- Exercise: Everything from the first line of the data through the line with "const errColor = '#404040';" is to be echoed exactly, minus the pictures.
"""
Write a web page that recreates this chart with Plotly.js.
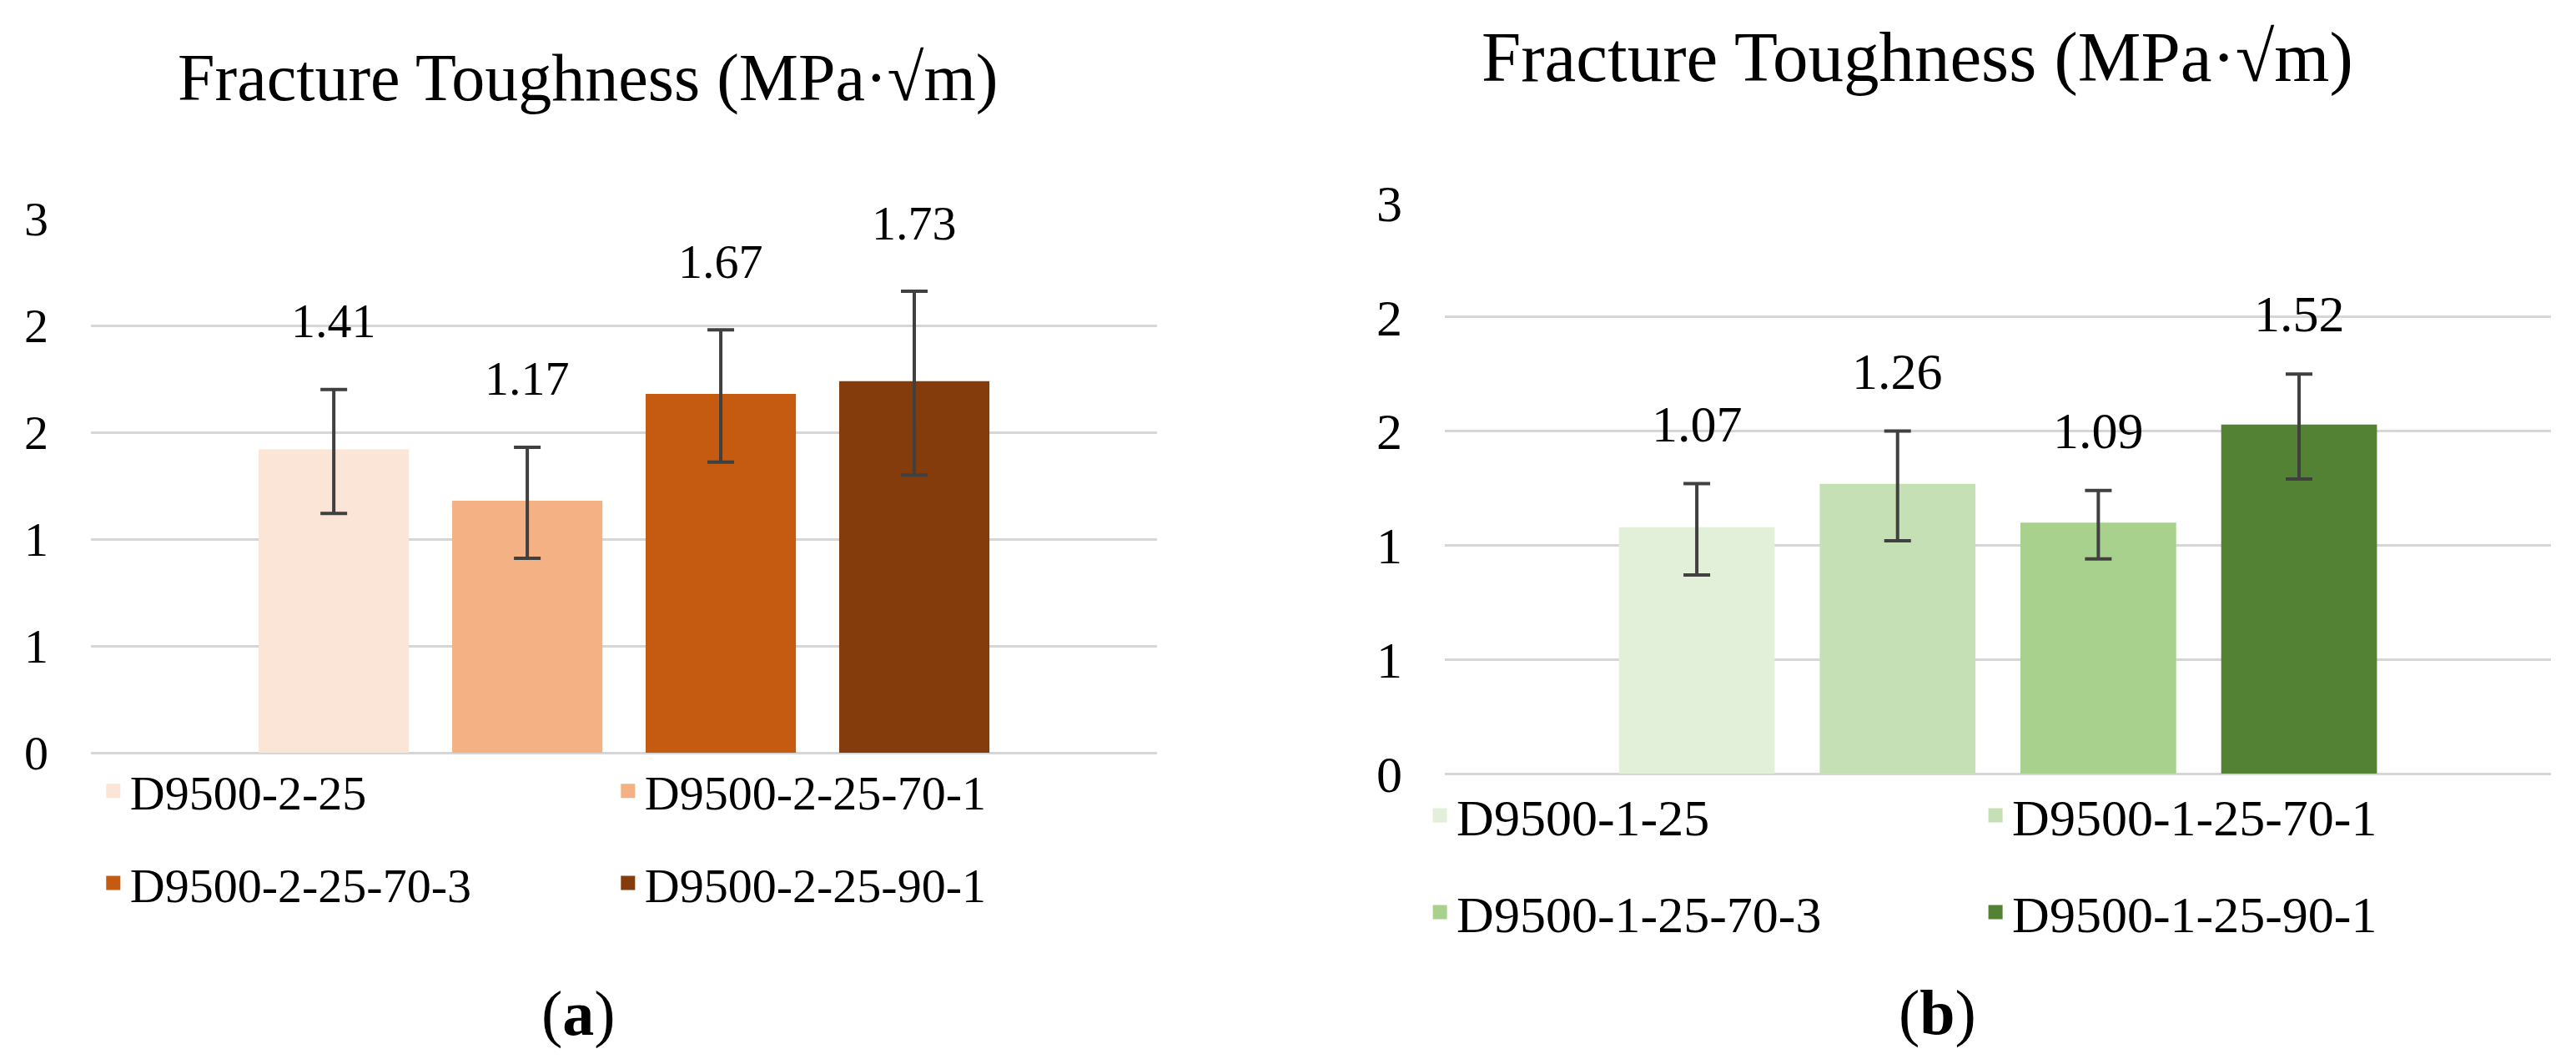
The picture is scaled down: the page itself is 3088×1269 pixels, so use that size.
<!DOCTYPE html>
<html>
<head>
<meta charset="utf-8">
<script src="https://cdn.plot.ly/plotly-3.0.1.min.js"></script>
<style>
  html, body { margin: 0; padding: 0; background: #ffffff; }
  #chart { width: 3088px; height: 1269px; }
</style>
</head>
<body>
<div id="chart"></div>
<script>
// ---------- data ----------
const seriesA = ['D9500-2-25', 'D9500-2-25-70-1', 'D9500-2-25-70-3', 'D9500-2-25-90-1'];
const valuesA = [1.41, 1.17, 1.67, 1.73];
const errorsA = [0.29, 0.26, 0.31, 0.43];

const seriesB = ['D9500-1-25', 'D9500-1-25-70-1', 'D9500-1-25-70-3', 'D9500-1-25-90-1'];
const valuesB = [1.07, 1.26, 1.09, 1.52];
const errorsB = [0.20, 0.24, 0.15, 0.23];

const yTickVals = [0, 0.5, 1, 1.5, 2, 2.5];
const yTickText = ['0', '1', '1', '2', '2', '3'];

const chartTitle = 'Fracture Toughness (MPa·√m)';
const panelLabels = ['(<b>a</b>)', '(<b>b</b>)'];

// ---------- styles ----------
const colorsA = ['#fbe5d6', '#f4b183', '#c55a11', '#843c0c'];
const colorsB = ['#e2f0d9', '#c5e0b4', '#a9d18e', '#548235'];
const FONT = "'Liberation Serif', 'Times New Roman', Times, serif";
const errColor = '#404040';

function makeTraces(series, values, errors, colors, xa, ya, legendRows) {
  return series.map((name, i) => ({
    type: 'bar',
    name: name,
    x: [name],
    y: [values[i]],
    xaxis: xa,
    yaxis: ya,
    legend: legendRows[Math.floor(i / 2)],
    marker: { color: colors[i], line: { color: colors[i], width: 5 } },
    error_y: { type: 'data', array: [errors[i]], visible: true, color: errColor, thickness: 4, width: 16 },
    hoverinfo: 'x+y'
  }));
}

const traces = [].concat(
  makeTraces(seriesA, valuesA, errorsA, colorsA, 'x', 'y', ['legend', 'legend2']),
  makeTraces(seriesB, valuesB, errorsB, colorsB, 'x2', 'y2', ['legend3', 'legend4'])
);

// value labels above error bars
const annotations = [];
seriesA.forEach((name, i) => annotations.push({
  x: name, y: valuesA[i] + errorsA[i], xref: 'x', yref: 'y',
  text: valuesA[i].toFixed(2), showarrow: false, yanchor: 'middle', yshift: 82,
  font: { family: FONT, size: 58, color: '#000' }
}));
seriesB.forEach((name, i) => annotations.push({
  x: name, y: valuesB[i] + errorsB[i], xref: 'x2', yref: 'y2',
  text: valuesB[i].toFixed(2), showarrow: false, yanchor: 'middle', yshift: 72,
  font: { family: FONT, size: 62, color: '#000' }
}));
// panel titles
annotations.push({ text: chartTitle, xref: 'paper', yref: 'paper', x: 0.2283, y: 0.9267,
  showarrow: false, xanchor: 'center', yanchor: 'middle', font: { family: FONT, size: 80, color: '#000' } });
annotations.push({ text: chartTitle, xref: 'paper', yref: 'paper', x: 0.7442, y: 0.9464,
  showarrow: false, xanchor: 'center', yanchor: 'middle', font: { family: FONT, size: 85, color: '#000' } });
// (a) / (b)
annotations.push({ text: panelLabels[0], xref: 'paper', yref: 'paper', x: 0.2245, y: 0.0426,
  showarrow: false, xanchor: 'center', yanchor: 'middle', font: { family: FONT, size: 76, color: '#000' } });
annotations.push({ text: panelLabels[1], xref: 'paper', yref: 'paper', x: 0.752, y: 0.0441,
  showarrow: false, xanchor: 'center', yanchor: 'middle', font: { family: FONT, size: 76, color: '#000' } });

function yAxis(domain, size, anchor) {
  return {
    domain: domain, anchor: anchor, range: [0, 2.5],
    tickmode: 'array', tickvals: yTickVals, ticktext: yTickText,
    showgrid: true, gridcolor: '#d6d6d6', gridwidth: 3,
    zeroline: true, zerolinecolor: '#d6d6d6', zerolinewidth: 3,
    showline: false, ticks: '', ticklabelstandoff: 50,
    tickfont: { family: FONT, size: size, color: '#000' },
    fixedrange: true
  };
}
function xAxis(domain, cats, anchor) {
  return {
    domain: domain, anchor: anchor, type: 'category',
    categoryorder: 'array', categoryarray: cats,
    range: [-1.255, 4.255], showticklabels: false, showgrid: false,
    zeroline: false, showline: false, ticks: '', fixedrange: true
  };
}
function legendRow(x, y, size, entry) {
  return {
    orientation: 'h', x: x, y: y, xanchor: 'left', yanchor: 'middle',
    xref: 'paper', yref: 'paper',
    bgcolor: 'rgba(0,0,0,0)', borderwidth: 0,
    entrywidth: entry, entrywidthmode: 'pixels',
    font: { family: FONT, size: size, color: '#000' },
    traceorder: 'normal', itemclick: false, itemdoubleclick: false
  };
}

const layout = {
  width: 3088, height: 1269,
  margin: { l: 0, r: 0, t: 0, b: 0 },
  paper_bgcolor: '#ffffff', plot_bgcolor: '#ffffff',
  barmode: 'overlay', bargap: 0.245,
  showlegend: true,
  xaxis: xAxis([0.0353, 0.4492], seriesA, 'y'),
  yaxis: yAxis([0.2892, 0.7935], 58, 'x'),
  xaxis2: xAxis([0.5609, 0.9903], seriesB, 'y2'),
  yaxis2: yAxis([0.2695, 0.8085], 62, 'x2'),
  legend: legendRow(0.0375, 0.2530, 58, 572),
  legend2: legendRow(0.0375, 0.1660, 58, 572),
  legend3: legendRow(0.5525, 0.2300, 62, 621),
  legend4: legendRow(0.5525, 0.1386, 62, 621),
  annotations: annotations
};

Plotly.newPlot('chart', traces, layout, { displayModeBar: false, staticPlot: true });
</script>
</body>
</html>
"""
- Solved problem:
Write a web page that recreates this chart with Plotly.js.
The picture is scaled down: the page itself is 3088×1269 pixels, so use that size.
<!DOCTYPE html>
<html>
<head>
<meta charset="utf-8">
<script src="https://cdn.plot.ly/plotly-3.0.1.min.js"></script>
<style>
  html, body { margin: 0; padding: 0; background: #ffffff; }
  #chart { width: 3088px; height: 1269px; }
</style>
</head>
<body>
<div id="chart"></div>
<script>
// ---------- data ----------
const seriesA = ['D9500-2-25', 'D9500-2-25-70-1', 'D9500-2-25-70-3', 'D9500-2-25-90-1'];
const valuesA = [1.41, 1.17, 1.67, 1.73];
const errorsA = [0.29, 0.26, 0.31, 0.43];

const seriesB = ['D9500-1-25', 'D9500-1-25-70-1', 'D9500-1-25-70-3', 'D9500-1-25-90-1'];
const valuesB = [1.07, 1.26, 1.09, 1.52];
const errorsB = [0.20, 0.24, 0.15, 0.23];

const yTickVals = [0, 0.5, 1, 1.5, 2, 2.5];
const yTickText = ['0', '1', '1', '2', '2', '3'];

const chartTitle = 'Fracture Toughness (MPa·√m)';
const panelLabels = ['(<b>a</b>)', '(<b>b</b>)'];

// ---------- styles ----------
const colorsA = ['#fbe5d6', '#f4b183', '#c55a11', '#843c0c'];
const colorsB = ['#e2f0d9', '#c5e0b4', '#a9d18e', '#548235'];
const FONT = "'Liberation Serif', 'Times New Roman', Times, serif";
const errColor = '#404040';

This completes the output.